■ **Recorded information**
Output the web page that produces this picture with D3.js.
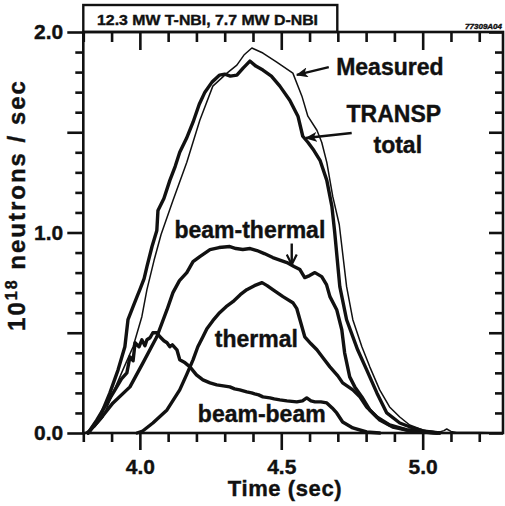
<!DOCTYPE html>
<html lang="en">
<head>
<meta charset="utf-8">
<style>
  body { margin: 0; background: #fff; }
  svg text { font-family: "Liberation Sans", Arial, Helvetica, sans-serif; font-weight: bold; fill: #111;
             stroke: #111; stroke-width: 0.4px; }
</style>
</head>
<body>
<script src="https://d3js.org/d3.v7.min.js"></script>
<script>
// neutron rate (10^18 n/s) vs time (sec)
var measured = [[3.806,0],[3.840,0.03],[3.870,0.08],[3.905,0.20],[3.940,0.315],[3.976,0.43],[4.007,0.58],
  [4.025,0.715],[4.050,0.86],[4.075,0.99],[4.117,1.16],[4.166,1.35],[4.212,1.56],[4.258,1.73],[4.308,1.795],
  [4.343,1.835],[4.368,1.885],[4.396,1.92],[4.435,1.895],[4.484,1.85],[4.541,1.795],[4.573,1.68],[4.594,1.58],
  [4.626,1.51],[4.643,1.45],[4.661,1.35],[4.682,1.18],[4.705,1.04],[4.731,0.73],[4.753,0.565],[4.785,0.43],
  [4.813,0.33],[4.848,0.215],[4.883,0.13],[4.919,0.08],[4.954,0.04],[5.00,0.015],[5.06,0.005],[5.075,0.012],
  [5.085,0.02],[5.10,0.008],[5.12,0.003],[5.20,0.002],[5.28,0]];

var total = [[3.817,0],[3.859,0.08],[3.894,0.20],[3.923,0.315],[3.947,0.43],[3.958,0.565],[3.976,0.63],
  [3.990,0.68],[4.000,0.715],[4.015,0.77],[4.025,0.83],[4.043,0.93],[4.060,1.01],[4.064,1.11],[4.085,1.17],
  [4.106,1.26],[4.125,1.33],[4.141,1.40],[4.165,1.47],[4.188,1.55],[4.210,1.64],[4.230,1.70],[4.255,1.75],
  [4.282,1.785],[4.300,1.79],[4.320,1.78],[4.343,1.785],[4.365,1.82],[4.389,1.855],[4.410,1.83],[4.435,1.81],
  [4.465,1.78],[4.495,1.73],[4.530,1.66],[4.559,1.58],[4.576,1.48],[4.594,1.45],[4.615,1.41],[4.637,1.36],
  [4.661,1.26],[4.679,1.13],[4.689,1.00],[4.707,0.73],[4.731,0.565],[4.770,0.415],[4.802,0.315],[4.838,0.20],
  [4.873,0.10],[4.919,0.05],[4.965,0.025],[5.014,0.005],[5.05,0]];

var beamThermal = [[3.817,0],[3.860,0.07],[3.905,0.15],[3.965,0.23],[4.011,0.35],[4.060,0.48],[4.096,0.615],
  [4.117,0.70],[4.140,0.76],[4.166,0.80],[4.188,0.855],[4.212,0.88],[4.248,0.915],[4.280,0.925],[4.318,0.93],
  [4.340,0.92],[4.364,0.915],[4.390,0.92],[4.414,0.91],[4.440,0.895],[4.470,0.875],[4.500,0.86],[4.520,0.85],
  [4.545,0.83],[4.566,0.815],[4.583,0.775],[4.600,0.785],[4.619,0.80],[4.643,0.78],[4.660,0.74],[4.672,0.68],
  [4.696,0.615],[4.714,0.515],[4.724,0.40],[4.742,0.28],[4.760,0.23],[4.785,0.18],[4.813,0.115],[4.848,0.065],
  [4.894,0.03],[4.944,0.015],[5.000,0.005],[5.06,0]];

var thermal = [[3.990,0],[4.010,0.01],[4.046,0.05],[4.096,0.115],[4.141,0.215],[4.165,0.29],[4.188,0.365],
  [4.205,0.43],[4.223,0.48],[4.237,0.52],[4.258,0.56],[4.282,0.60],[4.305,0.63],[4.329,0.655],[4.355,0.69],
  [4.378,0.715],[4.405,0.735],[4.432,0.75],[4.450,0.735],[4.470,0.715],[4.506,0.68],[4.541,0.65],[4.555,0.62],
  [4.566,0.565],[4.583,0.48],[4.605,0.445],[4.626,0.415],[4.650,0.37],[4.672,0.33],[4.700,0.285],[4.717,0.25],
  [4.753,0.215],[4.778,0.18],[4.802,0.13],[4.838,0.08],[4.883,0.04],[4.944,0.015],[5.000,0.005],[5.06,0]];

var beamBeam = [[3.817,0],[3.848,0.065],[3.880,0.14],[3.910,0.21],[3.935,0.27],[3.954,0.30],[3.965,0.38],
  [3.976,0.36],[3.983,0.45],[3.997,0.43],[4.007,0.465],[4.018,0.435],[4.025,0.465],[4.036,0.475],[4.046,0.50],
  [4.060,0.50],[4.071,0.48],[4.085,0.46],[4.096,0.45],[4.106,0.43],[4.115,0.44],[4.131,0.415],[4.141,0.365],
  [4.160,0.35],[4.177,0.33],[4.200,0.29],[4.223,0.265],[4.248,0.25],[4.272,0.24],[4.295,0.235],[4.318,0.23],
  [4.335,0.22],[4.353,0.215],[4.378,0.205],[4.395,0.20],[4.406,0.195],[4.420,0.19],[4.435,0.18],[4.460,0.175],
  [4.475,0.17],[4.495,0.165],[4.520,0.16],[4.555,0.155],[4.575,0.16],[4.590,0.175],[4.605,0.16],[4.619,0.155],
  [4.640,0.155],[4.661,0.15],[4.680,0.125],[4.696,0.10],[4.717,0.055],[4.753,0.025],[4.802,0.005],[4.848,0]];

var xTicks = d3.range(38, 53).map(function (i) { return i / 10; });
var yTicks = d3.range(0, 21).map(function (i) { return i / 10; });

// labels in data units: text, time, rate
var labels = [["Measured",4.884,1.786],["TRANSP",4.898,1.551],["total",4.912,1.397],
  ["beam-thermal",4.389,0.973],["thermal",4.412,0.429],["beam-beam",4.431,0.056]];
// arrows: from (t,v) to (t,v), filled head or open
var arrows = [[4.668,1.825,4.555,1.786,true],[4.749,1.496,4.587,1.471,true],[4.537,0.945,4.537,0.84,false]];

var width = 505, height = 506;
var x = d3.scaleLinear().domain([3.8, 5.284]).range([83.3, 503]);
var y = d3.scaleLinear().domain([0, 2]).range([433, 32]);

var svg = d3.select("body").append("svg").attr("width", width).attr("height", height);

var defs = svg.append("defs");
defs.append("marker").attr("id", "headFill").attr("viewBox", "0 0 12 10")
  .attr("refX", 11).attr("refY", 5).attr("markerWidth", 12).attr("markerHeight", 10)
  .attr("markerUnits", "userSpaceOnUse").attr("orient", "auto")
  .append("path").attr("d", "M0,0 L12,5 L0,10 L3,5 Z").attr("fill", "#111");
defs.append("marker").attr("id", "headOpen").attr("viewBox", "0 0 12 12")
  .attr("refX", 11).attr("refY", 6).attr("markerWidth", 12).attr("markerHeight", 12)
  .attr("markerUnits", "userSpaceOnUse").attr("orient", "auto")
  .append("path").attr("d", "M1,1 L11,6 L1,11").attr("fill", "none")
  .attr("stroke", "#111").attr("stroke-width", 2.2);

function isMajor(d) { return Math.round(d * 10) % 5 === 0; }
function isLabel(d) { return Math.round(d * 10) % 10 === 0; }

// axes
var gl = svg.append("g").attr("transform", "translate(" + x.range()[0] + ",0)")
  .call(d3.axisLeft(y).tickValues(yTicks).tickSizeInner(16).tickSizeOuter(0).tickPadding(4)
    .tickFormat(function (d) { return isLabel(d) ? d.toFixed(1) : ""; }));
gl.selectAll(".tick line").attr("x2", function (d) { return isMajor(d) ? -16 : -8; });

var gr = svg.append("g").attr("transform", "translate(" + x.range()[1] + ",0)")
  .call(d3.axisRight(y).tickValues(yTicks).tickSizeOuter(0).tickFormat(""));
gr.selectAll(".tick line").attr("x2", function (d) { return isMajor(d) ? -14 : -8; });

var gb = svg.append("g").attr("transform", "translate(0," + y.range()[0] + ")")
  .call(d3.axisBottom(x).tickValues(xTicks).tickSizeInner(17).tickSizeOuter(0).tickPadding(9)
    .tickFormat(function (d) { return isMajor(d) ? d.toFixed(1) : ""; }));
gb.selectAll(".tick line").attr("y2", function (d) { return isMajor(d) ? 17 : 9; });

var gt = svg.append("g").attr("transform", "translate(0," + y.range()[1] + ")")
  .call(d3.axisTop(x).tickValues(xTicks).tickSizeOuter(0).tickFormat(""));
gt.selectAll(".tick line").attr("y2", function (d) { return isMajor(d) ? 18 : 10; });

svg.selectAll(".domain").remove();
svg.selectAll(".tick line").attr("stroke", "#111").attr("stroke-width", 2.6);
svg.selectAll(".tick text").attr("font-size", 21).attr("fill", "#111");

// frame
svg.append("rect").attr("x", x.range()[0]).attr("y", y.range()[1])
  .attr("width", x.range()[1] - x.range()[0]).attr("height", y.range()[0] - y.range()[1])
  .attr("fill", "none").attr("stroke", "#111").attr("stroke-width", 2.6);

// title box
svg.append("rect").attr("x", x.range()[0]).attr("y", 5).attr("width", 254).attr("height", 27)
  .attr("fill", "none").attr("stroke", "#111").attr("stroke-width", 2.4);
svg.append("text").attr("x", 97).attr("y", 25).attr("font-size", 15)
  .attr("textLength", 221).attr("lengthAdjust", "spacingAndGlyphs")
  .text("12.3 MW T-NBI, 7.7 MW D-NBI");
svg.append("text").attr("x", 502).attr("y", 29).attr("font-size", 8).attr("font-style", "italic")
  .attr("stroke-width", 0).attr("text-anchor", "end").text("77309A04");

// axis titles
svg.append("text").attr("x", 285).attr("y", 496).attr("text-anchor", "middle")
  .attr("font-size", 22).attr("letter-spacing", 0.6).text("Time (sec)");
var yl = svg.append("text").attr("transform", "translate(25,205) rotate(-90)")
  .attr("text-anchor", "middle").attr("font-size", 24).attr("letter-spacing", 2);
yl.append("tspan").text("10");
yl.append("tspan").attr("font-size", 16).attr("dy", -8).text("18");
yl.append("tspan").attr("dy", 8).text(" neutrons / sec");

// curves
var line = d3.line().x(function (d) { return x(d[0]); }).y(function (d) { return y(d[1]); });
var series = [[beamBeam, 3.4], [thermal, 3.4], [beamThermal, 3.4], [total, 3.4], [measured, 1.5]];
svg.append("g").selectAll("path").data(series).join("path")
  .attr("d", function (d) { return line(d[0]); })
  .attr("fill", "none").attr("stroke", "#111")
  .attr("stroke-width", function (d) { return d[1]; })
  .attr("stroke-linejoin", "round").attr("stroke-linecap", "round");

// labels and arrows
svg.append("g").selectAll("text").data(labels).join("text")
  .attr("x", function (d) { return x(d[1]); }).attr("y", function (d) { return y(d[2]); })
  .attr("text-anchor", "middle").attr("font-size", 23).text(function (d) { return d[0]; });

svg.append("g").selectAll("line").data(arrows).join("line")
  .attr("x1", function (d) { return x(d[0]); }).attr("y1", function (d) { return y(d[1]); })
  .attr("x2", function (d) { return x(d[2]); }).attr("y2", function (d) { return y(d[3]); })
  .attr("stroke", "#111").attr("stroke-width", 2.4)
  .attr("marker-end", function (d) { return d[4] ? "url(#headFill)" : "url(#headOpen)"; });
</script>
</body>
</html>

■ **Problem**
Take the lines from the start of the material to the line with "[4.873,0.10],[4.919,0.05],[4.965,0.025],[5.014,0.005],[5.05,0]];", both included, and transcribe them exactly without the pictures.

■ **Exercise solution**
Output the web page that produces this picture with D3.js.
<!DOCTYPE html>
<html lang="en">
<head>
<meta charset="utf-8">
<style>
  body { margin: 0; background: #fff; }
  svg text { font-family: "Liberation Sans", Arial, Helvetica, sans-serif; font-weight: bold; fill: #111;
             stroke: #111; stroke-width: 0.4px; }
</style>
</head>
<body>
<script src="https://d3js.org/d3.v7.min.js"></script>
<script>
// neutron rate (10^18 n/s) vs time (sec)
var measured = [[3.806,0],[3.840,0.03],[3.870,0.08],[3.905,0.20],[3.940,0.315],[3.976,0.43],[4.007,0.58],
  [4.025,0.715],[4.050,0.86],[4.075,0.99],[4.117,1.16],[4.166,1.35],[4.212,1.56],[4.258,1.73],[4.308,1.795],
  [4.343,1.835],[4.368,1.885],[4.396,1.92],[4.435,1.895],[4.484,1.85],[4.541,1.795],[4.573,1.68],[4.594,1.58],
  [4.626,1.51],[4.643,1.45],[4.661,1.35],[4.682,1.18],[4.705,1.04],[4.731,0.73],[4.753,0.565],[4.785,0.43],
  [4.813,0.33],[4.848,0.215],[4.883,0.13],[4.919,0.08],[4.954,0.04],[5.00,0.015],[5.06,0.005],[5.075,0.012],
  [5.085,0.02],[5.10,0.008],[5.12,0.003],[5.20,0.002],[5.28,0]];

var total = [[3.817,0],[3.859,0.08],[3.894,0.20],[3.923,0.315],[3.947,0.43],[3.958,0.565],[3.976,0.63],
  [3.990,0.68],[4.000,0.715],[4.015,0.77],[4.025,0.83],[4.043,0.93],[4.060,1.01],[4.064,1.11],[4.085,1.17],
  [4.106,1.26],[4.125,1.33],[4.141,1.40],[4.165,1.47],[4.188,1.55],[4.210,1.64],[4.230,1.70],[4.255,1.75],
  [4.282,1.785],[4.300,1.79],[4.320,1.78],[4.343,1.785],[4.365,1.82],[4.389,1.855],[4.410,1.83],[4.435,1.81],
  [4.465,1.78],[4.495,1.73],[4.530,1.66],[4.559,1.58],[4.576,1.48],[4.594,1.45],[4.615,1.41],[4.637,1.36],
  [4.661,1.26],[4.679,1.13],[4.689,1.00],[4.707,0.73],[4.731,0.565],[4.770,0.415],[4.802,0.315],[4.838,0.20],
  [4.873,0.10],[4.919,0.05],[4.965,0.025],[5.014,0.005],[5.05,0]];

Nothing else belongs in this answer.